Re: LANG: owl:import - Two Proposals from Jeff Heflin on 2002-10-02 (www-webont-wg@w3.org from October 2002)

From: Jeff Heflin <heflin@cse.lehigh.edu>
Date: Wed, 02 Oct 2002 10:21:00 -0400
To: Jonathan Borden <jonathan@openhealth.org>
CC: WebOnt <www-webont-wg@w3.org>
Message-ID: <3D9B00CC.EAF65B5B@cse.lehigh.edu>
Hi Jonathan,

Please see my responses below.

Jonathan Borden wrote:
> 
> Jeff Heflin wrote:
> 
> > In [1], I listed what I consider to be a number of problems with
> > proposal #2. I haven't heard anyone address any of these concerns.
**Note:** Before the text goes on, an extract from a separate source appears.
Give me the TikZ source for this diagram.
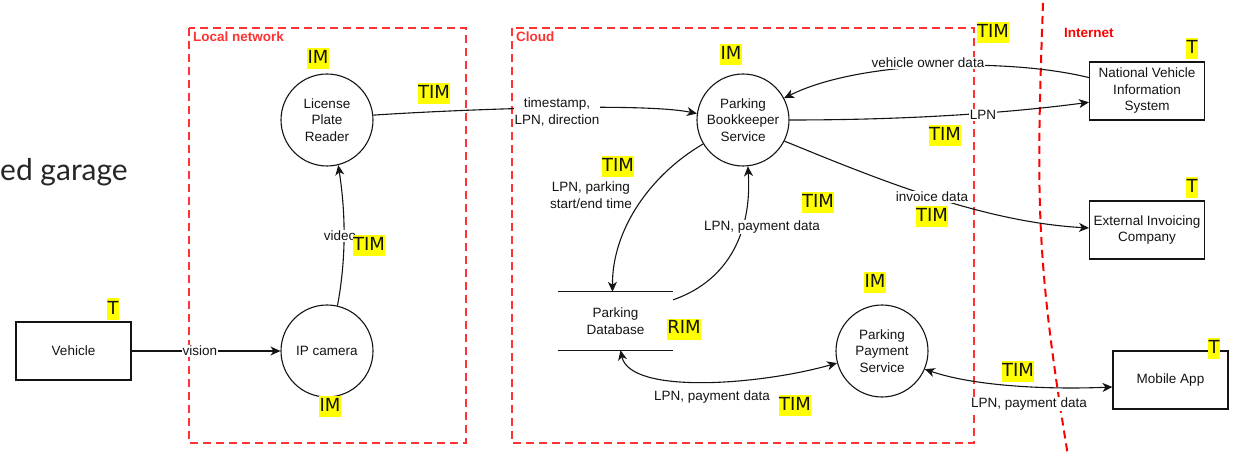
\documentclass[tikz,border=0pt]{standalone}
\usepackage{fontspec}
\setmainfont{Liberation Sans}
\newfontfamily\tagfam{DejaVu Sans}
\newfontfamily\titlefam{Lato}
\usetikzlibrary{arrows.meta}

\definecolor{zonered}{RGB}{255,51,51}
\definecolor{netred}{RGB}{255,0,0}
\definecolor{hilite}{RGB}{255,255,0}
\definecolor{ink}{RGB}{20,20,20}

\newcommand\labfont{\fontsize{13.5}{16.5}\selectfont}
\newcommand\tagfont{\tagfam\fontsize{18}{21}\selectfont}

\begin{document}
\begin{tikzpicture}[x=1pt,y=-1pt,
  proc/.style={circle, draw=ink, fill=white, line width=1.1pt, minimum size=92pt,
    inner sep=0pt, align=center, font=\labfont, text=ink},
  ext/.style={rectangle, draw=ink, fill=white, line width=1.1pt, minimum width=115pt,
    minimum height=58pt, inner sep=0pt, align=center, font=\labfont, text=ink},
  store/.style={minimum width=115pt, minimum height=58pt, inner sep=0pt,
    align=center, font=\labfont, text=ink},
  lbl/.style={font=\labfont, text=ink, fill=white, inner sep=1pt, align=center},
  plainlbl/.style={font=\labfont, text=ink, inner sep=1pt, align=center},
  tag/.style={fill=hilite, font=\tagfont, text=ink, inner xsep=0.5pt, inner ysep=0pt,
    text height=15.5pt, text depth=5.5pt},
  zone/.style={draw=zonered, line width=2pt, dash pattern=on 8pt off 5pt},
  zonelabel/.style={font=\labfont\bfseries, text=zonered, anchor=base west, inner sep=0pt},
  netline/.style={draw=netred, line width=2pt, dash pattern=on 8pt off 5pt},
  arr/.style={draw=ink, line width=1.1pt, -{Stealth[length=10pt, width=9pt, inset=3pt]}},
  arrboth/.style={draw=ink, line width=1.1pt,
    {Stealth[length=10pt, width=9pt, inset=3pt]}-{Stealth[length=10pt, width=9pt, inset=3pt]}}
]
\useasboundingbox (0,0) rectangle (1234,454);

% slide heading fragment
\node[font=\titlefam\fontsize{30}{36}\selectfont, text=black!85, anchor=base east, inner sep=0pt]
  (heading) at (128,181) {ed garage};

% trust zones
\draw[zone] (189,28) rectangle (466,443);
\draw[zone] (512,28) rectangle (974,443);
\node[zonelabel] (lnet) at (193,42) {Local network};
\node[zonelabel] (cloud) at (516,42) {Cloud};
\draw[netline] (1043,3) .. controls (1036,200) and (1036,260) .. (1068,456);
\node[zonelabel, text=netred] (inet) at (1064,38) {Internet};

% processes
\node[proc] (lpr) at (327,120) {License\\Plate\\Reader};
\node[proc] (cam) at (327,351) {IP camera};
\node[proc] (pbs) at (743,120) {Parking\\Bookkeeper\\Service};
\node[proc] (pps) at (882,351) {Parking\\Payment\\Service};

% external entities
\node[ext] (veh) at (73.5,351) {Vehicle};
\node[ext] (nvis) at (1147,91) {National Vehicle\\Information\\System};
\node[ext] (eic) at (1147,230) {External Invoicing\\Company};
\node[ext] (app) at (1170.5,380) {Mobile App};

% data store
\node[store] (db) at (615.5,321) {Parking\\Database};
\draw[draw=ink, line width=1.1pt] (db.north west) -- (db.north east)
  (db.south west) -- (db.south east);

% data flows
\draw[arr] (veh.east) -- (cam.west);
\draw[arr] (cam.77) .. controls (346,260) and (346,215) .. (lpr.-76);
\draw[arr] (lpr.6) .. controls (450,110) and (640,102) .. (pbs.172);
\draw[arr] (nvis.167) .. controls (1010,58) and (860,60) .. (pbs.28);
\draw[arr] (pbs.east) .. controls (900,120) and (1000,114) .. (nvis.191);
\draw[arr] (pbs.-27) .. controls (870,176) and (980,222) .. (eic.178);
\draw[arr] (pbs.-149) .. controls (650,175) and (612,230) .. ([xshift=-3pt]db.north);
\draw[arr] ([yshift=-8pt]db.north east) .. controls (730,280) and (752,230) .. (pbs.-84);
\draw[arrboth] ([xshift=5pt]db.south) .. controls (630,395) and (760,385) .. (pps.195);
\draw[arrboth] (pps.-23) .. controls (970,385) and (1040,390) .. ([yshift=-7pt]app.west);

% flow labels
\node[lbl] (lvision) at (200,351) {vision};
\node[lbl] (lvideo) at (340,236) {video};
\node[lbl] (lts) at (557,112) {timestamp,\\LPN, direction};
\node[lbl] (lowner) at (928,63) {vehicle owner data};
\node[lbl] (llpn) at (983,115) {LPN};
\node[lbl] (linv) at (932,197) {invoice data};
\node[lbl] (lpark) at (591,195) {LPN, parking\\start/end time};
\node[lbl] (lpay1) at (762,227) {LPN, payment data};
\node[plainlbl] (lpay2) at (712,397) {LPN, payment data};
\node[lbl] (lpay3) at (1029,404) {LPN, payment data};

% threat tags
\node[tag] (t1) at (434,94) {TIM};
\node[tag] (t2) at (369,246) {TIM};
\node[tag] (t3) at (618,167) {TIM};
\node[tag] (t4) at (818,203) {TIM};
\node[tag] (t5) at (945,136) {TIM};
\node[tag] (t6) at (932,217) {TIM};
\node[tag] (t7) at (993,33) {TIM};
\node[tag] (t8) at (795,405) {TIM};
\node[tag] (t9) at (1018,371) {TIM};
\node[tag] (r1) at (684,329) {RIM};
\node[tag] (i1) at (318,59) {IM};
\node[tag] (i2) at (731,55) {IM};
\node[tag] (i3) at (875,283) {IM};
\node[tag] (i4) at (330,406) {IM};
\node[tag] (e1) at (113,309) {T};
\node[tag] (e2) at (1192,49) {T};
\node[tag] (e3) at (1192,188) {T};
\node[tag] (e4) at (1214,348) {T};
\end{tikzpicture}
\end{document}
If
> > these were addressed satisfactorily (perhaps by an alternate proposal)
> > then I would be happy to endorse that approach.
> >
> 
> I've suggested what may be an alternate approach, or simply a wrinkle on #2
> in http://lists.w3.org/Archives/Public/www-webont-wg/2002Sep/0519.html

Oh yes, sorry I missed that. I would probably consider it a wrinkle on
proposal #2. In particular, it has the same syntax, but a slightly
different semantics. However, I think all of the cons of proposal #2
still apply to it. Also, I do not think a processing model is a good way
to specify these semantics. In particular, it says in order to be OWL
compliant, you must implement things a certain way, which discourages
creative solutions that might have the same effect. I'd much rather give
semantics (i.e., what is the thing supposed to mean) and let
implementors have the freedom to decide what works best in their own
systems.

> Regarding your objections:
> 
> [[
> Cons:
> - Having valid syntax that has undefined semantics may lead to reduced
> interoperability. In particular, some users may build ontologies that
> rely on the arbitrary decisions made by their favorite tool vendors.
> ]]
> 
> I'm unsure how to interpret this statement. I would say that the OWL
> processor should include triples obtained by retrieving and parsing the
> _object_ of an owl:imports statement, into the current "graph", but that any
> URIref ought be retrieved and/or parsed only once.
>
> Is that 'semantics' undefined? (seems precise enough for me :-)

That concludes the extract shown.